The shape of this tankard, directly derived from similar German stoneware containers (schnelle), became very popular in Holland from the early seventeenth century (see T. Canepa, Silk, Porcelain and Lacquer. China and Japan and their Trade with Western Europe and the New World 1500-1644, London 2016, p. 303, figg. III.218-III.219, for a comparison between a Chinese ‘blue and white’ tankard in the Groninger Museum and a German stoneware model in the Metropolitan Museum of Art, New York). It is in fact known that the Dutch East India Company (VOC) sent in 1635 from Köln a group of these European tankards to Jingdezhen to serve as model (Seventeenth Century Jingdezhen Porcelain from the Shanghai Museum and the Butler collection, exhibition catalogue edited by M. Butler and W. Qingzheng, London 2006, n. 121, for a similar tankard in the Butler collection).
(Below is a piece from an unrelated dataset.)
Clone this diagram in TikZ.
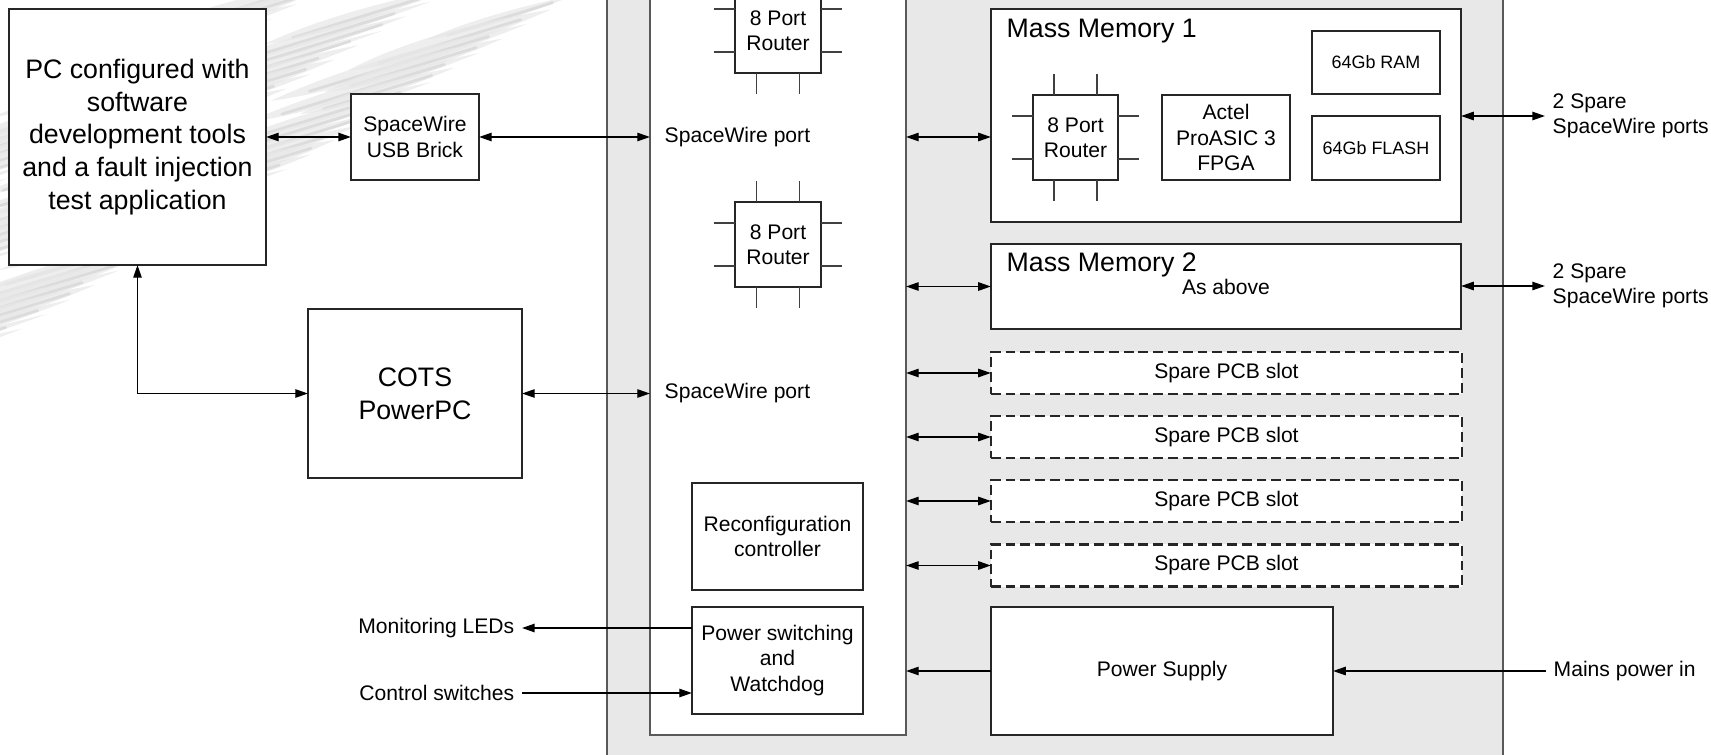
\documentclass[tikz,border=0pt]{standalone}
\usepackage{fontspec}
\setmainfont{Liberation Sans}
\usetikzlibrary{arrows.meta,positioning}

\tikzset{
  frame/.style={draw=black!65, line width=.6pt, inner sep=0pt, outer sep=0pt},
  box/.style={draw=black!85, fill=white, line width=.4pt, inner sep=0pt, outer sep=0pt,
    align=center, font=\fontsize{6}{7.2}\selectfont},
  bigbox/.style={box, font=\fontsize{7.6}{9.3}\selectfont},
  slotbox/.style={box, line width=.65pt, dash pattern=on 2.8pt off 1.4pt},
  lbl/.style={inner sep=2pt, align=left, font=\fontsize{6}{7.2}\selectfont},
  port/.style={draw=black!75, line width=.4pt},
  link/.style={line width=.4pt, {Triangle[length=3.6pt,width=2.4pt]}-{Triangle[length=3.6pt,width=2.4pt]}},
  feed/.style={line width=.4pt, -{Triangle[length=3.6pt,width=2.4pt]}},
  wisp/.style={black!9, opacity=.75},
  quill/.style={black!24, line width=.8pt, line cap=round, opacity=.4},
}

\begin{document}
\begin{tikzpicture}[x=0.01cm,y=-0.01cm]
\useasboundingbox (0,0) rectangle (1711,754);
\clip (0,0) rectangle (1711,754);

% feather wisps in the background, rows of tapered strokes
\foreach \row/\ox/\oy in {0/0/0,1/-120/-8,2/-230/-20} {
  \foreach \t in {0,...,24} {
    \pgfmathsetmacro\tx{575-\t*24+\ox}
    \pgfmathsetmacro\ty{-5+\t*14.5+\oy}
    \pgfmathsetmacro\fl{150+mod(\t*53+\row*41,130)}
    \pgfmathsetmacro\sx{\tx-\fl}
    \pgfmathsetmacro\sy{\ty+0.3*\fl}
    \pgfmathsetmacro\w{7+mod(\t*7+\row*3,8)}
    \fill[wisp] (\sx,\sy) .. controls (\sx+0.3*\fl,\sy-0.09*\fl-\w) and (\sx+0.7*\fl,\sy-0.21*\fl-0.6*\w) .. (\tx,\ty)
      .. controls (\sx+0.7*\fl,\sy-0.21*\fl+0.6*\w) and (\sx+0.3*\fl,\sy-0.09*\fl+\w) .. cycle;
    \draw[quill] (\sx+0.15*\fl,\sy-0.045*\fl+2) .. controls (\sx+0.5*\fl,\sy-0.15*\fl+2) .. (\tx-0.15*\fl,\ty+0.045*\fl+1);
  }
}

% rack and router board
\node[frame, fill=black!9, minimum width=8.96cm, minimum height=8cm] (rack) at (1055,377) {};
\node[frame, fill=white, minimum width=2.56cm, minimum height=7.55cm] (board) at (778,357.5) {};

% ground equipment
\node[bigbox, minimum width=2.57cm, minimum height=2.56cm] (pc) at (137.5,137)
  {PC configured with\\software\\development tools\\and a fault injection\\test application};
\node[box, minimum width=1.28cm, minimum height=.86cm] (usb) at (415,137) {SpaceWire\\USB Brick};
\node[bigbox, minimum width=2.14cm, minimum height=1.69cm] (ppc) at (415,393.5) {COTS\\PowerPC};

% router board contents
\node[box, minimum width=.86cm, minimum height=.85cm] (rtrA) at (778,30.5) {8 Port\\Router};
\node[box, minimum width=.86cm, minimum height=.85cm] (rtrB) at (778,244.5) {8 Port\\Router};
\node[lbl, anchor=west] (swpA) at (657,137) {SpaceWire port};
\node[lbl, anchor=west] (swpB) at (657,393) {SpaceWire port};
\node[box, minimum width=1.71cm, minimum height=1.07cm] (reconf) at (777.5,536.5) {Reconfiguration\\controller};
\node[box, minimum width=1.71cm, minimum height=1.07cm] (pwsw) at (777.5,660.5) {Power switching\\and\\Watchdog};

% mass memory 1
\node[box, minimum width=4.7cm, minimum height=2.13cm] (mm1) at (1226,115.5) {};
\node[anchor=west, inner sep=0pt, font=\fontsize{7.6}{9.3}\selectfont] (mmA) at (1006,31) {Mass Memory 1};
\node[box, minimum width=.85cm, minimum height=.85cm] (rtrC) at (1075.5,137.5) {8 Port\\Router};
\node[box, minimum width=1.28cm, minimum height=.85cm] (actel) at (1226,137.5) {Actel\\ProASIC 3\\FPGA};
\node[box, minimum width=1.28cm, minimum height=.63cm, font=\fontsize{5.1}{6}\selectfont] (ram) at (1376,62.5) {64Gb RAM};
\node[box, minimum width=1.28cm, minimum height=.64cm, font=\fontsize{5.1}{6}\selectfont] (flash) at (1376,148) {64Gb FLASH};

% mass memory 2
\node[box, minimum width=4.7cm, minimum height=.85cm] (mm2) at (1226,286.5) {};
\node[anchor=west, inner sep=0pt, font=\fontsize{7.6}{9.3}\selectfont] (mmB) at (1006,265) {Mass Memory 2};
\node[lbl] (asab) at (1226,287) {As above};

% router ports
\foreach \r in {rtrA,rtrB,rtrC} {
  \foreach \d in {-0.215cm,0.215cm} {
    \draw[port] ([xshift=\d]\r.north) -- ++(0,-21);
    \draw[port] ([xshift=\d]\r.south) -- ++(0,21);
    \draw[port] ([yshift=\d]\r.west) -- ++(-21,0);
    \draw[port] ([yshift=\d]\r.east) -- ++(21,0);
  }
}

% spare slots
\foreach \y [count=\i] in {373,437,501,565.5} {
  \node[slotbox, minimum width=4.71cm, minimum height=.42cm] (s\i) at (1226.5,\y) {Spare PCB slot};
  \draw[link] (s\i.west -| board.east) -- (s\i.west);
}

\node[box, minimum width=3.42cm, minimum height=1.28cm] (psu) at (1162,671) {Power Supply};

% outside labels
\node[lbl, anchor=west] (spA) at (1545,116) {2 Spare\\SpaceWire ports};
\node[lbl, anchor=west] (spB) at (1545,286) {2 Spare\\SpaceWire ports};
\node[lbl, anchor=west] (mains) at (1546,671) {Mains power in};
\node[lbl, anchor=east] (leds) at (522,628) {Monitoring LEDs};
\node[lbl, anchor=east] (ctrl) at (522,693) {Control switches};

% links
\draw[link] (pc.east) -- (usb.west);
\draw[link] (usb.east) -- (usb.east -| board.west);
\draw[link] (pc.south) |- (ppc.west);
\draw[link] (ppc.east) -- (ppc.east -| board.west);
\draw[link] (swpA -| board.east) -- (swpA -| mm1.west);
\draw[link] (mm2.west -| board.east) -- (mm2.west);
\draw[link] (spA.west -| mm1.east) -- (spA.west);
\draw[link] (spB.west -| mm2.east) -- (spB.west);
\draw[feed] (psu.west) -- (psu.west -| board.east);
\draw[feed] (mains.west) -- (mains.west -| psu.east);
\draw[feed] (leds.east -| pwsw.west) -- (leds.east);
\draw[feed] (ctrl.east) -- (ctrl.east -| pwsw.west);
\end{tikzpicture}
\end{document}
Most of the pieces in this group of export porcelain shows a decoration of figures in the landscape. Often these scenes are inspired from literary works, and this could be also the case of the tankard here discussed, where an official with an attendant holding a big ceremonial fan meets a farmer amidst plants, trees and rocks.
Usually, tankards of this type have a small hole on the upper section of the handle conceived to fit a European metal cover, in this example embellished by a moulded decoration of Bacchus supported by satyrs. Its shape and the style of its decoration suggest a date around the mid seventeenth century.

Frans Ryckhals (1609-1647), Still Life, 1640. Budapest, Museum of Fine Arts.
A similar container with a comparable metal cover is depicted in a still-life by Frans Ryckhals (1609-1647), dated to 1640 and now in the Museum of Fine Arts in Budapest (inv. 265).
A tankard with an analogous decorative scheme is in the Hamburg Museum: it has a metal mount dated to 1642 (J. Harrison-Hall, Catalogue of the Late Yuan and Ming Ceramics in the British Museum, London 2001, pp. 358-359, nn. 12:11 and 12:12, discussing two items of this type in the British Museum, London).
The similar tankard with a metal mount with the incised coat of arms of Henrik Bielke (1615-1683), now in the Aaalborg Historical Museum, was probably a gift on the occasion of his marriage in 1649 (T. Clemmensen – M.B. Mackeprang, Kina og Danmark 1600-1950. Kinafart og Kinamode, Copenaghen 1980, pp. 40-41, figg. 15-16).